[Begin DATASET EXCERPT]

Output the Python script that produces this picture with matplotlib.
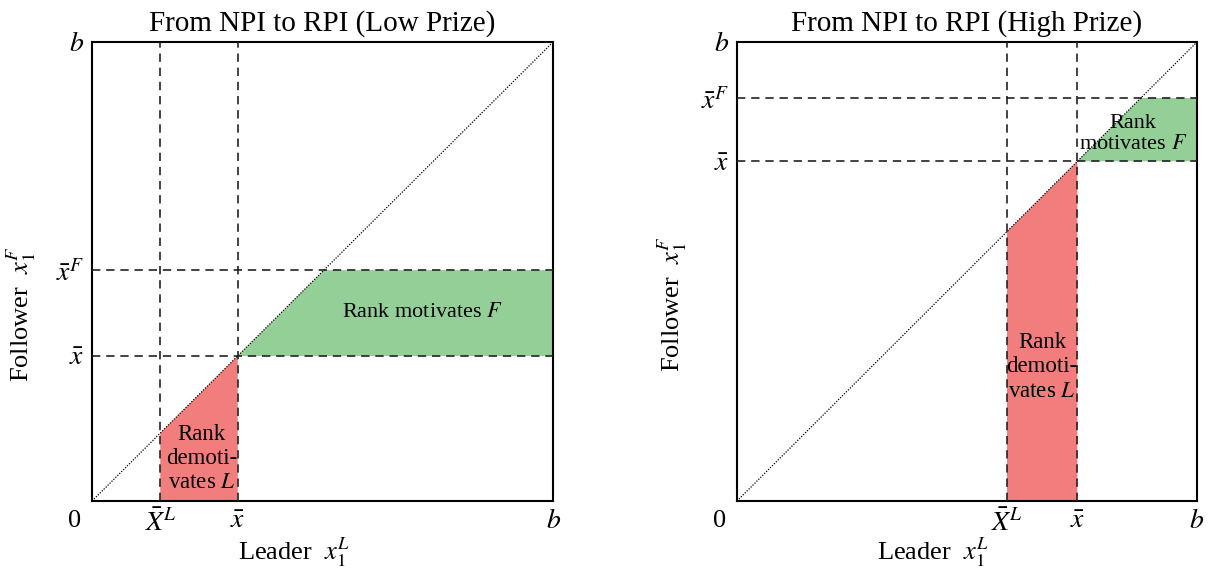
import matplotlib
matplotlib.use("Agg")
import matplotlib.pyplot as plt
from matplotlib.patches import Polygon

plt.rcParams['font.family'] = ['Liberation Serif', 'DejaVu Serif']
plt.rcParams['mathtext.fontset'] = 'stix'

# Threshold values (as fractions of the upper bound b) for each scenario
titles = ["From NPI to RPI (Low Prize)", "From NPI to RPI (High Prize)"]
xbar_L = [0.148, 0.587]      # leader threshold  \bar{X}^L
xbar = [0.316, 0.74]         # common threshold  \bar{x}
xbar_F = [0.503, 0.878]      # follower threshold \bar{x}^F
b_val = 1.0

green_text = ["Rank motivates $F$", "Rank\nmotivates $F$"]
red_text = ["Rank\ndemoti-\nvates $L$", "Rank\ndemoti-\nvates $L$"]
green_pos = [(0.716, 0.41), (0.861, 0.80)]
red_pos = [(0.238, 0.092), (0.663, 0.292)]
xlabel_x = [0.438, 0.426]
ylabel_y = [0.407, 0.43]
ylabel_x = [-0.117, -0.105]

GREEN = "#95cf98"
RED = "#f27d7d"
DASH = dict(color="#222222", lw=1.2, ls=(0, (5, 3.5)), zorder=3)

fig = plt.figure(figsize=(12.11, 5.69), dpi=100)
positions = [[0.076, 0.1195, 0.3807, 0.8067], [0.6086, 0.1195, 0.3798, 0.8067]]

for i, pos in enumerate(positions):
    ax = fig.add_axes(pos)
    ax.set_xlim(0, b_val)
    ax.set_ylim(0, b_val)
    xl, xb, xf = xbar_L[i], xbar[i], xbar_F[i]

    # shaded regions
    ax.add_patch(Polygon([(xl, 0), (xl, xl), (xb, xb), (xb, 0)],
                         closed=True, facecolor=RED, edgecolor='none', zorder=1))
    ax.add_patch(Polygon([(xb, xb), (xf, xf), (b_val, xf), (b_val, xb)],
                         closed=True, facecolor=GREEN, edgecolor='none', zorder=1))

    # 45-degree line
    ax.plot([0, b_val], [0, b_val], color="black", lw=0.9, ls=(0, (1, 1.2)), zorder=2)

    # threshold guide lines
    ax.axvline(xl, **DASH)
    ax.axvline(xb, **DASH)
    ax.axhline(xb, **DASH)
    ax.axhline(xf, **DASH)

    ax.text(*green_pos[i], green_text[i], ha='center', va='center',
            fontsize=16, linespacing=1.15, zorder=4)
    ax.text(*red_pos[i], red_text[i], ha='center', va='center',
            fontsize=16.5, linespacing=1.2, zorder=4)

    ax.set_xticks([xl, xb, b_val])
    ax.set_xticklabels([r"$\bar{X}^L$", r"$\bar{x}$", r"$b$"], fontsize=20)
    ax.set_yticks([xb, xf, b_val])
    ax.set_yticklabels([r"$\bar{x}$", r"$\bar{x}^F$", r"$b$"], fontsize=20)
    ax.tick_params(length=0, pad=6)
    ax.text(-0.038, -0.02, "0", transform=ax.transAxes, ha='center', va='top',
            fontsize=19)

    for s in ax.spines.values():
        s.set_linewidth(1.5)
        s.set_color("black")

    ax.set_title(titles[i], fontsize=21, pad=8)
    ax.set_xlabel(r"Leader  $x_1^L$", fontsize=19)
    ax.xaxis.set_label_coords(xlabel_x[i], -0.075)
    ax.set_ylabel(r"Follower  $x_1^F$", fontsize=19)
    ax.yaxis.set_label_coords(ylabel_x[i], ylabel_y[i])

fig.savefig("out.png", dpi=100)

[End DATASET EXCERPT]

_REQUIREMENT_
Write down every line from the opening of the listing to the line with "ylabel_x = [-0.117, -0.105]", both included, and nothing else; the pictures are omitted.

_RESULT OF THIS EXERCISE_
Output the Python script that produces this picture with matplotlib.
import matplotlib
matplotlib.use("Agg")
import matplotlib.pyplot as plt
from matplotlib.patches import Polygon

plt.rcParams['font.family'] = ['Liberation Serif', 'DejaVu Serif']
plt.rcParams['mathtext.fontset'] = 'stix'

# Threshold values (as fractions of the upper bound b) for each scenario
titles = ["From NPI to RPI (Low Prize)", "From NPI to RPI (High Prize)"]
xbar_L = [0.148, 0.587]      # leader threshold  \bar{X}^L
xbar = [0.316, 0.74]         # common threshold  \bar{x}
xbar_F = [0.503, 0.878]      # follower threshold \bar{x}^F
b_val = 1.0

green_text = ["Rank motivates $F$", "Rank\nmotivates $F$"]
red_text = ["Rank\ndemoti-\nvates $L$", "Rank\ndemoti-\nvates $L$"]
green_pos = [(0.716, 0.41), (0.861, 0.80)]
red_pos = [(0.238, 0.092), (0.663, 0.292)]
xlabel_x = [0.438, 0.426]
ylabel_y = [0.407, 0.43]
ylabel_x = [-0.117, -0.105]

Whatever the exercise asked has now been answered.